If you’re like most pet owners, you consider your animal companions part of the family. But pet-care costs can strain a household budget — so it’s important to evaluate how we care for the animals we love without dropping our hard-earned money into a veterinary sinkhole. Here are a few ideas:
Invest in Pet Healthcare
One of the best ways to combat the high costs of veterinary care is to prepare for them. Many financially savvy pet owners have a separate savings account for potential medical expenses, which include anything from emergency vet visits to end-of-life care. Another way to plan ahead is to invest in pet insurance. Vet bills tend to slowly trickle upward: For example, a series of $400 visits, over the course of a few weeks, that creep upward until they cost thousands. Pet insurance can offset these costs by providing a much lower month-to-month premium, allowing pet owners to enjoy the peace of mind that sudden emergencies can be addressed without breaking the bank.
Spay/Neuter Your Pets
The decision to spay or neuter has a lot of implications — not just for your own animals but also for animals in your community. Homeless animals are everywhere. The Humane Society reports staggering numbers, with 6 to 8 million animals entering shelters every year. Fewer than half of these are adopted.
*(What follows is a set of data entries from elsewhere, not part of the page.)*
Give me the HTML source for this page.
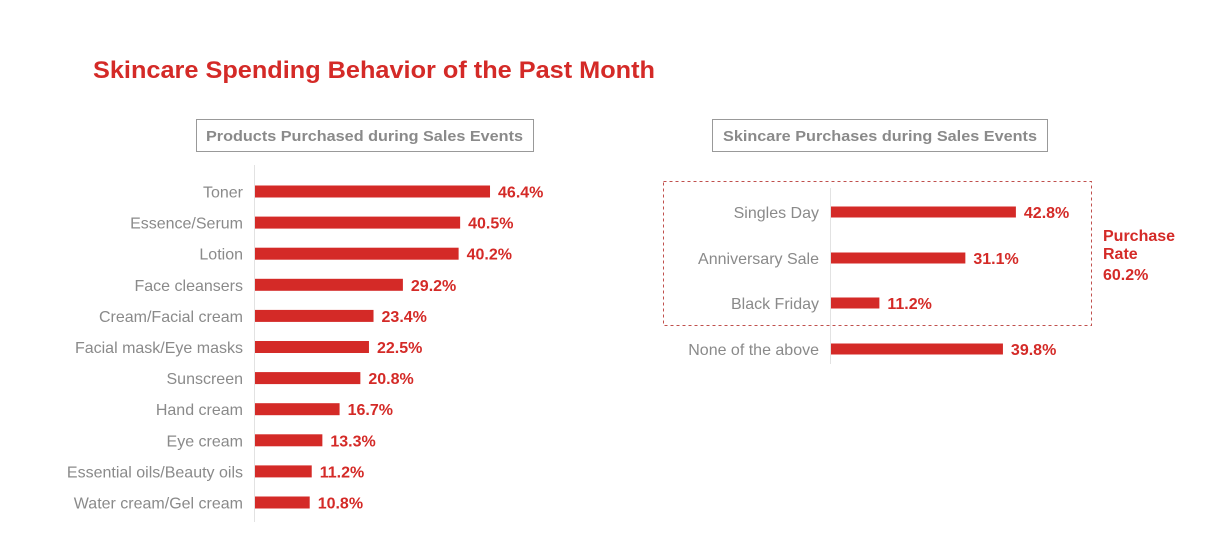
<!DOCTYPE html>
<html><head><meta charset="utf-8"><style>
body{margin:0;background:#fff;width:1226px;height:542px;overflow:hidden;font-family:"Liberation Sans",Arial,sans-serif}
</style></head><body>
<svg id="c" width="1226" height="542" xmlns="http://www.w3.org/2000/svg">
<text x="93" y="78" font-size="24" font-weight="bold" fill="#d42a27" textLength="562" lengthAdjust="spacingAndGlyphs">Skincare Spending Behavior of the Past Month</text>
<rect x="196.5" y="119.5" width="337" height="32" fill="none" stroke="#999"/>
<text x="206" y="141" font-size="15" font-weight="bold" fill="#8a8a8a" textLength="317" lengthAdjust="spacingAndGlyphs">Products Purchased during Sales Events</text>
<rect x="712.5" y="119.5" width="335" height="32" fill="none" stroke="#999"/>
<text x="723" y="141" font-size="15" font-weight="bold" fill="#8a8a8a" textLength="314" lengthAdjust="spacingAndGlyphs">Skincare Purchases during Sales Events</text>
<line x1="254.5" y1="165" x2="254.5" y2="522" stroke="#e2e2e2"/>
<line x1="830.5" y1="188" x2="830.5" y2="364" stroke="#e2e2e2"/>
<rect x="663.5" y="181.5" width="428" height="144" fill="none" stroke="#c0504d" stroke-dasharray="3,3"/>
<text x="1103" y="241" font-size="16" font-weight="bold" fill="#d42a27"><tspan x="1103">Purchase</tspan><tspan x="1103" dy="18">Rate</tspan><tspan x="1103" dy="21">60.2%</tspan></text>
<g id="left"></g><g id="right"></g>
</svg>
<script>
const leftCats=["Toner","Essence/Serum","Lotion","Face cleansers","Cream/Facial cream","Facial mask/Eye masks","Sunscreen","Hand cream","Eye cream","Essential oils/Beauty oils","Water cream/Gel cream"];
const leftVals=[46.4,40.5,40.2,29.2,23.4,22.5,20.8,16.7,13.3,11.2,10.8];
const rightCats=["Singles Day","Anniversary Sale","Black Friday","None of the above"];
const rightVals=[42.8,31.1,11.2,39.8];
const NS="http://www.w3.org/2000/svg";
function draw(g,cats,vals,x0,scale,yFn,h){
  cats.forEach((c,i)=>{
    const y=yFn(i),w=vals[i]*scale;
    const r=document.createElementNS(NS,"rect");
    r.setAttribute("x",x0);r.setAttribute("y",y-h/2);r.setAttribute("width",w);r.setAttribute("height",h);r.setAttribute("fill","#d42a27");
    
    
    g.appendChild(r);
    const l=document.createElementNS(NS,"text");
    l.setAttribute("x",x0-12);l.setAttribute("y",y+6);l.setAttribute("text-anchor","end");l.setAttribute("font-size","16");l.setAttribute("fill","#8a8a8a");
    l.textContent=c;
    
    
    g.appendChild(l);
    const v=document.createElementNS(NS,"text");
    v.setAttribute("x",x0+w+8);v.setAttribute("y",y+6);v.setAttribute("font-size","16");v.setAttribute("font-weight","bold");v.setAttribute("fill","#d42a27");
    v.textContent=vals[i].toFixed(1)+"%";
    
    
    g.appendChild(v);
  });
}
draw(document.getElementById("left"),leftCats,leftVals,255,5.065,i=>191.5+i*31.1,12);
const ry=[212,258,303,349];
draw(document.getElementById("right"),rightCats,rightVals,831,4.32,i=>ry[i],11);
</script>
</body></html>
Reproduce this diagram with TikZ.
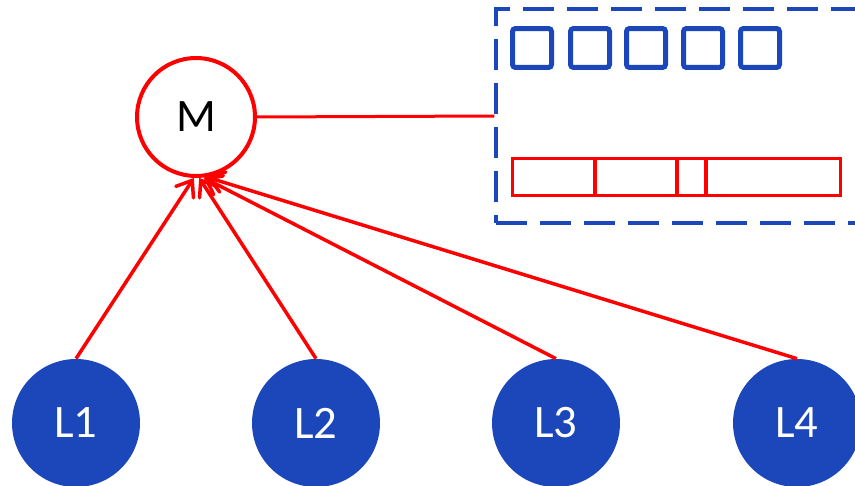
\documentclass[tikz,border=0pt]{standalone}
\usepackage{fontspec}
\setmainfont{Carlito}
\usetikzlibrary{arrows.meta}
\definecolor{dblue}{RGB}{27,71,186}
\definecolor{rred}{RGB}{255,0,0}
\begin{document}
\begin{tikzpicture}[x=0.02cm,y=-0.02cm,
  mnode/.style={circle,draw=rred,line width=0.08cm,fill=white,minimum size=2.36cm,inner sep=0pt,font=\fontsize{26.5}{30}\selectfont},
  lnode/.style={circle,fill=dblue,draw=none,minimum size=2.56cm,inner sep=0pt,text=white,font=\fontsize{26.5}{30}\selectfont},
  dbox/.style={draw=dblue,line width=0.065cm,dash pattern=on 0.62cm off 0.26cm,minimum width=7.68cm,minimum height=4.28cm,inner sep=0pt},
  sq/.style={draw=dblue,line width=0.1cm,rounded corners=0.06cm,minimum size=0.78cm,inner sep=0pt},
  seg/.style={draw=rred,line width=0.066cm},
  conn/.style={draw=rred,line width=0.06cm},
  arr/.style={draw=rred,line width=0.07cm,-{Straight Barb[length=0.28cm,width=0.42cm,line cap=round]}}
]
\clip (0,0) rectangle (855,486);
\node[dbox] (box) at (688,116) {};
\node[sq] (s1) at (532,48) {};
\node[sq] (s2) at (590,48) {};
\node[sq] (s3) at (646,48) {};
\node[sq] (s4) at (703,48) {};
\node[sq] (s5) at (760,48) {};
\draw[seg] (512.5,158.5) rectangle (595,195.5);
\draw[seg] (595,158.5) rectangle (677,195.5);
\draw[seg] (677,158.5) rectangle (706,195.5);
\draw[seg] (706,158.5) rectangle (840.5,195.5);
\node[mnode] (M) at (196,117) {M};
\node[lnode] (L1) at (76,423) {L1};
\node[lnode] (L2) at (316,423) {L2};
\node[lnode] (L3) at (556,423) {L3};
\node[lnode] (L4) at (797,423) {L4};
\draw[conn] (M.east) -- (box.west);
\draw[arr] (L1.north) -- (M.-92);
\draw[arr] (L2.north) -- (M.-87);
\draw[arr] (L3.north) -- (M.-83);
\draw[arr] (L4.north) -- (M.-80);
\end{tikzpicture}
\end{document}
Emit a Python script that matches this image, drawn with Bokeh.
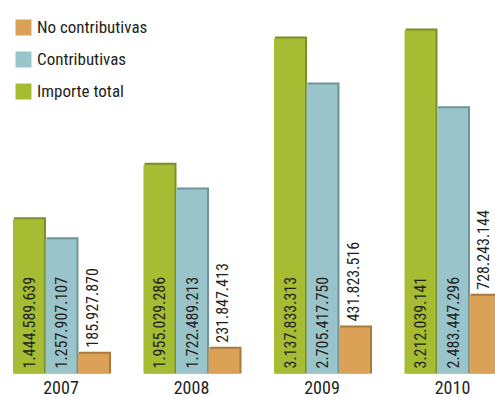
import math
from bokeh.plotting import figure
from bokeh.models import ColumnDataSource, Legend, LegendItem, Range1d
from bokeh.core.properties import value
from bokeh.embed import file_html
from bokeh.resources import INLINE

years = ["2007", "2008", "2009", "2010"]
importe_total = [1444589639, 1955029286, 3137833313, 3212039141]
contributivas = [1257907107, 1722489213, 2705417750, 2483447296]
no_contributivas = [185927870, 231847413, 431823516, 728243144]

FONT_NAME = "Roboto Condensed"
FONT = value(FONT_NAME)

W, H = 495, 398
px_x = 130.5            # pixels per group
px_y = 106.8 / 1e9      # pixels per unit value
x0 = (0 - 60.5) / px_x
x1 = (W - 60.5) / px_x
y0 = -25 / px_y
y1 = (H - 25) / px_y

p = figure(width=W, height=H, x_range=Range1d(x0, x1), y_range=Range1d(y0, y1),
           output_backend="svg", toolbar_location=None,
           x_axis_type=None, y_axis_type=None, min_border=0)
p.grid.visible = False
p.outline_line_color = None
p.background_fill_color = "white"
p.border_fill_color = "white"

bw = 31 / px_x
off = 32.5 / px_x
dx = 1.5 / px_x
dy = 2 / px_y

series = [
    ("Importe total", importe_total, -off, "#a6bd33", "#7b8f26"),
    ("Contributivas", contributivas, 0.0, "#99c4ca", "#6d959a"),
    ("No contributivas", no_contributivas, off, "#dba257", "#a97a3b"),
]

renderers = {}
idx = list(range(len(years)))
for name, vals, o, col, dark in series:
    xs = [i + o for i in idx]
    src = ColumnDataSource(dict(
        x=xs, top=vals,
        xb=[x + dx for x in xs], topb=[v + dy for v in vals],
        lab=[f"{v:,}".replace(",", ".") for v in vals],
    ))
    p.vbar(x="xb", top="topb", bottom=0, width=bw + 1 / px_x, source=src,
           fill_color=dark, line_color=None)
    r = p.vbar(x="x", top="top", bottom=0, width=bw, source=src,
               fill_color=col, line_color=None)
    renderers[name] = r
    if name == "No contributivas":
        p.text(x="x", y="top", text="lab", source=src, angle=math.pi / 2,
               text_align="left", text_baseline="middle", y_offset=-6, x_offset=-2,
               text_font=FONT, text_font_size="16px", text_color="#231f20")
    else:
        p.text(x="x", y=0, text="lab", source=src, angle=math.pi / 2,
               text_align="left", text_baseline="middle", y_offset=-5,
               text_font=FONT, text_font_size="16px", text_color="#231f20")

ysrc = ColumnDataSource(dict(x=idx, y=[0] * len(years), t=years))
p.text(x="x", y="y", text="t", source=ysrc, text_align="center",
       text_baseline="middle", y_offset=14, text_font=FONT,
       text_font_size="18px", text_color="#231f20")

legend = Legend(items=[
    LegendItem(label="No contributivas", renderers=[renderers["No contributivas"]]),
    LegendItem(label="Contributivas", renderers=[renderers["Contributivas"]]),
    LegendItem(label="Importe total", renderers=[renderers["Importe total"]]),
], location=(13, 297))
legend.background_fill_alpha = 0
legend.border_line_color = None
legend.padding = 0
legend.margin = 0
legend.spacing = 12
legend.glyph_width = 20
legend.glyph_height = 20
legend.label_height = 20
legend.label_standoff = 4
legend.label_text_font = FONT_NAME
legend.label_text_font_size = "17px"
legend.label_text_color = "#231f20"
legend.label_text_baseline = "middle"
p.add_layout(legend, "center")

open("out.html", "w").write(file_html(p, INLINE))
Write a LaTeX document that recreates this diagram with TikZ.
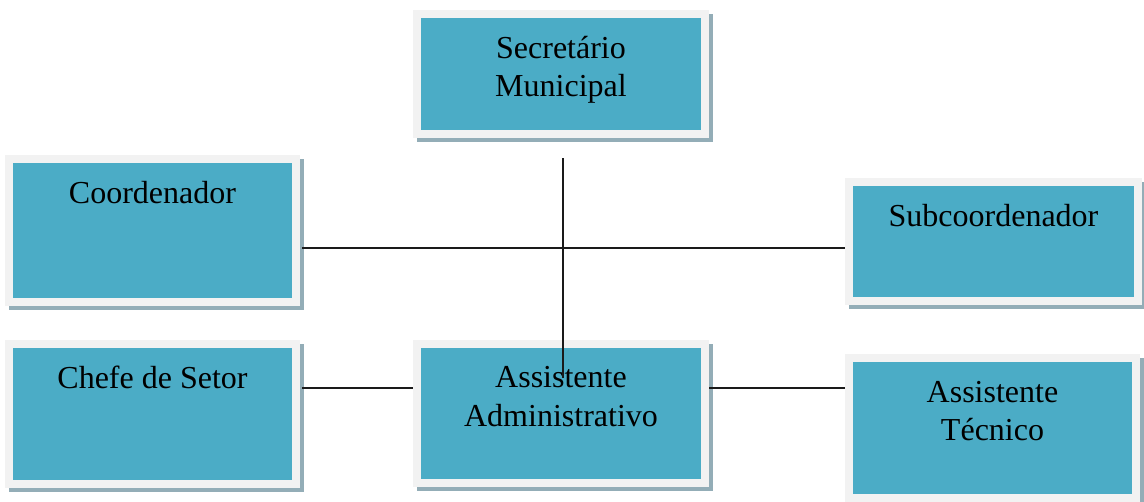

Spaying or neutering your cat or dog doesn’t just help curb the rampant overpopulation problem; it’s also better for your pet’s health, which saves you money in the long run. Neutered male dogs live 18% longer than un-neutered ones, while spayed female dogs live 23% longer than their intact counterparts.
Pet food costs can add up quickly, especially if you have an animal that needs a particular diet. Most cats and dogs get by just fine on garden-variety kibble or canned food, so you’ll definitely save by buying store-brand food from major pet supply retailers. If you’re concerned about quality, check with your vet first — but don’t buy food from the vet unless you absolutely must, because the prices will almost always be marked up.
Consider buying pet food in bulk.You can also avoid breaking the bank by making sure you feed your cats or dogs proper serving sizes for their weight and body type. If you overfeed or free-feed, you not only spend more money on food, but your pets could end up overweight, which can cause significant health problems.
One great way to save money on pet food and supplies is to sign up for loyalty programs through both local and major retailers. Major chain pet stores offer free loyalty programs that help cut costs by providing coupons, sale alerts and overall lower in-store prices.
Focus on Preventing Problems
Spending a little time and money on a regular basis to keep your pets healthy may help you save upwards of thousands of dollars in veterinary costs down the road. One important piece of the puzzle is to stay up-to-date on vaccinations — but there are also actions you can take at home.
Simple products such as a dog- or cat-specific tooth brushing kit will help keep your animal’s oral health in tiptop shape. Products made for humans may irritate their skin or digestive systems, but it’s not hard to find toothbrushes and toothpaste manufactured for animal health. Brush your pet’s teeth at least once a week to keep plaque, gingivitis and potential tooth loss at bay.
Watch for other problems, like any changes in your animals eyes. Your pets eyes should be free of discharge or cloudiness.
Spend Quality Time With Your Pets
Providing daily exercise, play and affection is completely free. Some pets have higher activity needs than others, and it’s important to make sure those needs are met. Keeping to an engaging exercise routine is critical not only for your pets’ physical health but also for their social needs. Most dogs are highly social animals, and they crave human attention. Similarly, while cats may seem more independent than dogs, they often need just as much interactive play and affection.
By spending time with your pets, you’ll learn all the ins and outs of their behaviors, which is invaluable knowledge for catching potential health concerns. When you know what’s normal for your animal, you’ll be far more likely to see smaller behavioral or bodily changes that could indicate serious illness. If you’re paying attention, you’ll be better equipped to notice problems early on, which will not only save money in the long run but can also save your pet’s life.